Patrick Sandoval increasing his workload by 30% also seems a bit of a stretch, but perhaps possible. Let’s go with 115 for him which seems like a fairer number. I can live with the other predictions, though Detmers could also be a stretch. Given these few adjustments, you may get 780-790 innings out of these 8 starters. Is that enough? It seems borderline at best without a bullpen that can throw heavy innings all season long.
Additionally, you are looking at some rookies and unproven talent to help fill the holes, including a few guys like Jhonathan Diaz and Janson Junk.
Below, we see the starting rotation as assumed by Roster Resource:
Does that inspire confidence? Perhaps. If ALL goes perfect with Ohtani, Thor, Sandoval, and Suarez continuing to throw well, then we may be looking at a top 10 rotation. But the reality is you have a #2 and #3 pitcher and perhaps the rest are #5 or #6 guys.
Shoehei Ohtani could very likely repeat his 2021 MVP performance so there is not too much worry there other than him staying healthy on both sides. Thor? Well, he certainly has the pedigree, but what will we see from him? The ceiling is high but he is definitely a bit of an unknown.

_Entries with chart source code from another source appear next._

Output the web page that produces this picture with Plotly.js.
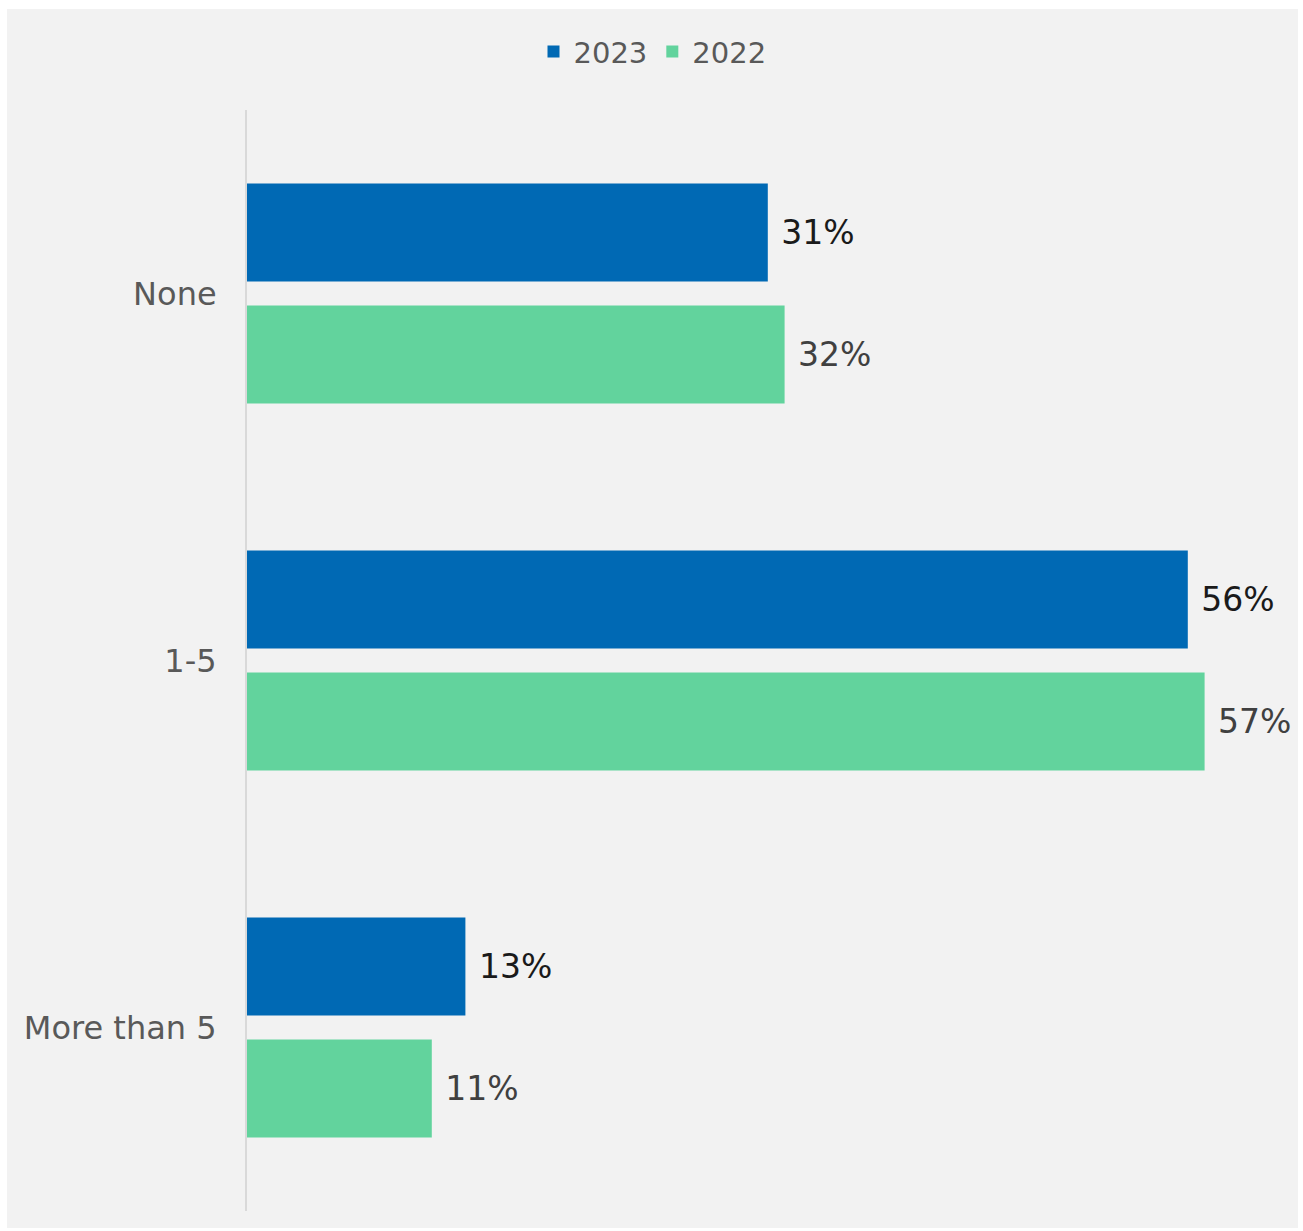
<!DOCTYPE html>
<html>
<head>
<meta charset="utf-8">
<script src="https://cdn.plot.ly/plotly-3.0.1.min.js"></script>
<style>
html,body{margin:0;padding:0;background:#ffffff;}
#chart{position:absolute;left:7px;top:9px;width:1291px;height:1219px;}
</style>
</head>
<body>
<div id="chart"></div>
<script>
const categories = ["None", "1-5", "More than 5"];
const values2023 = [31, 56, 13];
const values2022 = [32, 57, 11];
const seriesNames = ["2023", "2022"];

const font = "DejaVu Sans, sans-serif";

const traces = [
  {
    type: "bar", orientation: "h", name: seriesNames[0],
    y: categories, x: values2023,
    marker: {color: "#0069b4"},
    texttemplate: " %{x}%", textposition: "outside", cliponaxis: false,
    textfont: {family: font, size: 33, color: "#1a1a1a"},
    hoverinfo: "skip"
  },
  {
    type: "bar", orientation: "h", name: seriesNames[1],
    y: categories, x: values2022,
    marker: {color: "#62d39d"},
    texttemplate: " %{x}%", textposition: "outside", cliponaxis: false,
    textfont: {family: font, size: 33, color: "#404040"},
    hoverinfo: "skip"
  }
];

const layout = {
  width: 1291, height: 1219,
  paper_bgcolor: "#f2f2f2", plot_bgcolor: "#f2f2f2",
  margin: {l: 240, r: 43, t: 101, b: 17},
  barmode: "group", bargap: 0.335, bargroupgap: 0.197,
  showlegend: true,
  legend: {
    orientation: "h", xref: "container", yref: "container",
    x: 0.5, xanchor: "center", y: 0.965, yanchor: "middle",
    font: {family: font, size: 29, color: "#595959"},
    bgcolor: "rgba(0,0,0,0)", traceorder: "normal"
  },
  xaxis: {
    range: [0, 60], showgrid: false, zeroline: false, showticklabels: false,
    showline: false, ticks: ""
  },
  yaxis: {
    autorange: "reversed", showgrid: false, zeroline: false,
    showline: true, linecolor: "#d9d9d9", linewidth: 2,
    ticks: "", ticklabelstandoff: 22,
    tickfont: {family: font, size: 32, color: "#595959"}
  },
  font: {family: font}
};

Plotly.newPlot("chart", traces, layout, {displayModeBar: false, staticPlot: true});
</script>
</body>
</html>
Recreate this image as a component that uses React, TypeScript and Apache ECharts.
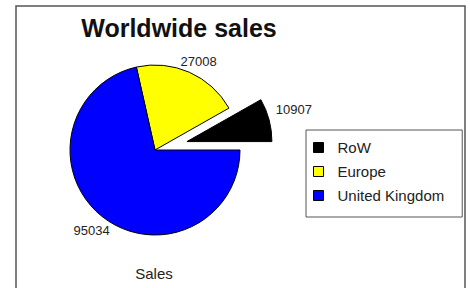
import React, { useEffect, useRef } from "react";
import * as echarts from "echarts";

const regions = ["RoW", "Europe", "United Kingdom"];
const sales = [10907, 27008, 95034];
const colors = ["#000000", "#ffff00", "#0000ff"];
const titleText = "Worldwide sales";
const seriesName = "Sales";
// small nudges of the value labels (style only)
const labelNudge = [
  [-8, -8],
  [-18, -2],
  [19, 6],
];

export default function App() {
  const ref = useRef<HTMLDivElement>(null);
  useEffect(() => {
    document.body.style.margin = "0";
    const chart = echarts.init(ref.current!, null, { renderer: "svg" });
    chart.setOption({
      animation: false,
      backgroundColor: "#ffffff",
      title: {
        text: titleText,
        left: 174,
        top: 10,
        textAlign: "center",
        textStyle: { fontFamily: "Liberation Sans", fontWeight: "bold", fontSize: 25, color: "#111" },
      },
      graphic: [
        {
          type: "rect",
          shape: { x: 16, y: 6, width: 449, height: 300 },
          style: { fill: "none", stroke: "#555", lineWidth: 1.5 },
          silent: true,
        },
        {
          type: "text",
          x: 154,
          y: 273,
          style: {
            text: seriesName,
            fontFamily: "Liberation Sans",
            fontSize: 15,
            fill: "#222",
            textAlign: "center",
            textVerticalAlign: "middle",
          },
        },
      ],
      legend: {
        orient: "vertical",
        left: 306,
        top: 130,
        borderColor: "#555",
        borderWidth: 1,
        padding: [10, 18, 14, 7],
        itemGap: 9,
        itemWidth: 10,
        itemHeight: 10,
        icon: "rect",
        itemStyle: { borderColor: "#000", borderWidth: 1 },
        textStyle: { fontFamily: "Liberation Sans", fontSize: 15, color: "#222", padding: [0, 0, 0, 9] },
        data: regions,
      },
      series: [
        {
          type: "pie",
          name: seriesName,
          center: [155, 150],
          radius: 85,
          startAngle: 0,
          clockwise: false,
          selectedMode: "single",
          selectedOffset: 33,
          avoidLabelOverlap: false,
          label: {
            show: true,
            position: "outside",
            formatter: "{c}",
            fontFamily: "Liberation Sans",
            fontSize: 13,
            color: "#222",
          },
          labelLine: { show: false, length: 10, length2: 0 },
          labelLayout: (p: any) => ({ dx: labelNudge[p.dataIndex][0], dy: labelNudge[p.dataIndex][1] }),
          itemStyle: { borderColor: "#000", borderWidth: 1 },
          emphasis: { disabled: true },
          data: regions.map((r, i) => ({
            name: r,
            value: sales[i],
            selected: i === 0,
            itemStyle: { color: colors[i] },
          })),
        },
      ],
    });
    return () => chart.dispose();
  }, []);
  return <div ref={ref} style={{ width: 470, height: 288 }} />;
}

Patrick Sandoval is our #3 and while he came into his own a bit last season, he’s a #5 on a first place team, or perhaps a #4. Had the Angels went out and signed a healthy front line starter, Ohtani, Thor, and Sandoval sure look at lot better as #2, #3, #4. Instead, Michael Lorenzen potentially slots in at #4 and the dude has thrown only 62 big league innings the past two seasons. Yikes! You can see the rotation falls apart fairly quickly after Ohtani, Thor, and probably Sandoval.
Jose Suarez and Jaime Barria are defintely ones to watch as well, but again, we don’t know what we are going to get here. I mean, we have a better idea who Barria is after the past 4 seasons (a 4.5-5ish ERA guy), but who is Suarez? Like Sandoval, he seemed to come into his own in 2021 but the question will be, can he repeat that or even improve upon it?
In summary, it’s a precarious positions for Perry’s Angels. In lieu of signing a top/front-end starter (which seems unlikely at this point), the Angels are on the edge of another average season and the potentially top 15 rotation that likely falls to 20 with a single injury that lasts more than a few weeks. There is little depth at the top and the bottom depth brings a whole slew of #6+ guys to fill in the holes.
Should we excited? Hell yes, Angels baseball will be back soon! But let’s temper our expectations on this rotation. One small thing that upsets this delicate balance could knock the Angels right back to a .500 team again (or worse).